Harsh Mathur
In this dissertation we study some low temperature phenomena in disordered conductors.
First we investigate the effects of spin precession on weak-localization. It is argued that the effects of spin-precession are analogous to the effects of weak magnetic fields; the latter are well understood to be a consequence of the Aharonov-Bohm effect. For the special case of spin-orbit coupling it is shown that the effects of spin-precession may be regarded as a consequence of the Aharonov-Casher effect, a newly proposed dual of the Aharonov-Bohm effect in which magnetic moments, such as electrons, are caused to precess by spin-orbit coupling even in the absence of classical forces. Based on this understanding, we present a quantitative method for calculating the effects of spin precession by virtually any mechanism. Our method not only agrees with earlier more specialized treatments of spin-precession (applicable for impurity spin-orbit scattering and Zeeman coupling to an applied magnetic field), it is also able to give a satisfactory quantitative account of recent experiments in GaAs inversion layers in which the spin precesses because the conduction band is spin-split.
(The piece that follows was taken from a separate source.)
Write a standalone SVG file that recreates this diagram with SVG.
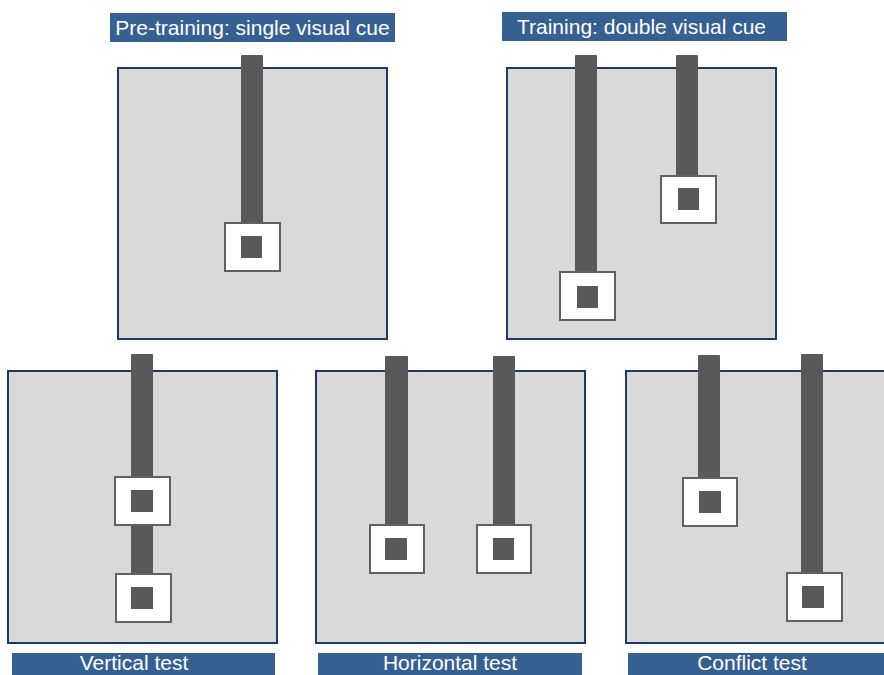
<svg xmlns="http://www.w3.org/2000/svg" width="884" height="675" viewBox="0 0 884 675">
<style>
.bg{fill:#ffffff}
.panel{fill:#d9d9d9;stroke:#1f3864;stroke-width:2}
.bar{fill:#595959}
.sq{fill:#ffffff;stroke:#616161;stroke-width:2}
.in{fill:#595959}
.lab{fill:#376092}
.t{font-family:"Liberation Sans",Arial,sans-serif;font-size:21px;fill:#ffffff;text-anchor:middle}
</style>
<rect class="bg" x="0" y="0" width="884" height="675"/>

<g id="pretraining">
  <rect class="lab" x="110" y="13" width="285" height="29"/>
  <text class="t" x="252.5" y="35">Pre-training: single visual cue</text>
  <rect class="panel" x="118" y="68" width="269" height="271"/>
  <rect class="bar" x="241" y="55" width="22" height="170" rx="1"/>
  <rect class="sq" x="225" y="223" width="55" height="48"/>
  <rect class="in" x="241" y="236" width="21" height="22"/>
</g>

<g id="training">
  <rect class="lab" x="502" y="12" width="285" height="29"/>
  <text class="t" x="641.5" y="34">Training: double visual cue</text>
  <rect class="panel" x="507" y="68" width="269" height="271"/>
  <rect class="bar" x="575" y="55" width="22" height="220" rx="1"/>
  <rect class="bar" x="676" y="55" width="22" height="123" rx="1"/>
  <rect class="sq" x="661" y="176" width="55" height="47"/>
  <rect class="in" x="678" y="188" width="21" height="22"/>
  <rect class="sq" x="560" y="272" width="55" height="48"/>
  <rect class="in" x="577" y="286" width="21" height="22"/>
</g>

<g id="vertical-test">
  <rect class="panel" x="8" y="371" width="269" height="272"/>
  <rect class="bar" x="131" y="354" width="22" height="222" rx="1"/>
  <rect class="sq" x="115" y="477" width="55" height="48"/>
  <rect class="in" x="131" y="490" width="22" height="22"/>
  <rect class="sq" x="116" y="574" width="55" height="48"/>
  <rect class="in" x="131" y="587" width="22" height="22"/>
  <rect class="lab" x="12" y="653" width="263" height="30"/>
  <text class="t" x="134" y="670">Vertical test</text>
</g>

<g id="horizontal-test">
  <rect class="panel" x="316" y="371" width="269" height="272"/>
  <rect class="bar" x="385" y="356" width="23" height="171" rx="1"/>
  <rect class="bar" x="493" y="356" width="22" height="171" rx="1"/>
  <rect class="sq" x="370" y="525" width="54" height="48"/>
  <rect class="in" x="385" y="538" width="22" height="22"/>
  <rect class="sq" x="477" y="525" width="54" height="48"/>
  <rect class="in" x="493" y="538" width="21" height="22"/>
  <rect class="lab" x="318" y="653" width="264" height="30"/>
  <text class="t" x="450" y="670">Horizontal test</text>
</g>

<g id="conflict-test">
  <rect class="panel" x="626" y="371" width="270" height="272"/>
  <rect class="bar" x="698" y="355" width="22" height="125" rx="1"/>
  <rect class="bar" x="801" y="354" width="22" height="221" rx="1"/>
  <rect class="sq" x="683" y="478" width="54" height="48"/>
  <rect class="in" x="699" y="491" width="22" height="22"/>
  <rect class="sq" x="787" y="573" width="55" height="48"/>
  <rect class="in" x="802" y="586" width="22" height="22"/>
  <rect class="lab" x="628" y="653" width="270" height="30"/>
  <text class="t" x="752" y="670">Conflict test</text>
</g>
</svg>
Next, we investigate the spin-magnetism of mesoscopic conductors. Our purpose is to complement the extensive studies of orbital magnetism that have been undertaken. Small deviations from the macroscopic Pauli susceptibility, are found in the disorder averaged susceptibility both without interaction (in the canonical ensemble) and when interaction is taken into account. The sizes of the deviations, as a fraction of the Pauli susceptibility, are $\sim$($\Delta\sb{\epsilon}/kT\sp2)$ (non-interacting) and $\sim$($U + \lambda\sb{c})(\Delta\sb{\epsilon}/kT)$ (interacting). Here $\Delta\sb{\epsilon}$ is the mean level spacing, and U and $\lambda\sb{c}$ are interaction coupling constants. These effects vanish in the macroscopic limit, $kT \gg \ E\sb{c}$, where $E\sb{c}$ = $D/L\sp2$ is the correlation energy. We find the magnetization fluctuates from sample to sample, even when the samples are microscopically identical. The size of these statistical fluctuations is $\sim$ln($\Delta\sb{z}/kT)$, where $\Delta\sb{z}$ is the Zeeman spin splitting. Notice that it is independent of any material parameters. For a single sample, the magnetization plotted as a function of the applied field is expected to fluctuate reproducibly about linear Pauli behaviour. In these respects, these fluctuations are quite similar to the universal conductance fluctuations that are exhibited by mesoscopic conductors in transport measurements. Experimentally, however, it is much more feasible to measure fluctuations of a few conductance quanta, $e\sp2/h$, than it is to measure fluctuations of a few Bohr magnetons. We speculate that the best hope for measuring these fluctuations is by the detection of magnetization noise in a mesoscopic array caused by impurity hopping.
Finally, building up on the work on interacting spin magnetism, we undertake a more general study of interaction effects in the mesoscopic domain. Interaction effects in macroscopic diffusive samples have been studied in bulk samples (quasi 3D), films (quasi 2D) and filaments (quasi 1D). A naive extrapolation from macroscopic samples to mesoscopic grains (which are quasi 0D) of the quasi-particle lifetime and the density of states suggests a breakdown of Fermi liquid theory. However our calculations suggest that exactly the opposite happens: the quasi-particles are longer lived (lifetime $\sim E\sp2$ rather than the macroscopic $E\sp{d/2})$ and the density of states is no longer non-analytic at the fermi surface, as it is in macroscopic systems. (Abstract shortened by UMI.)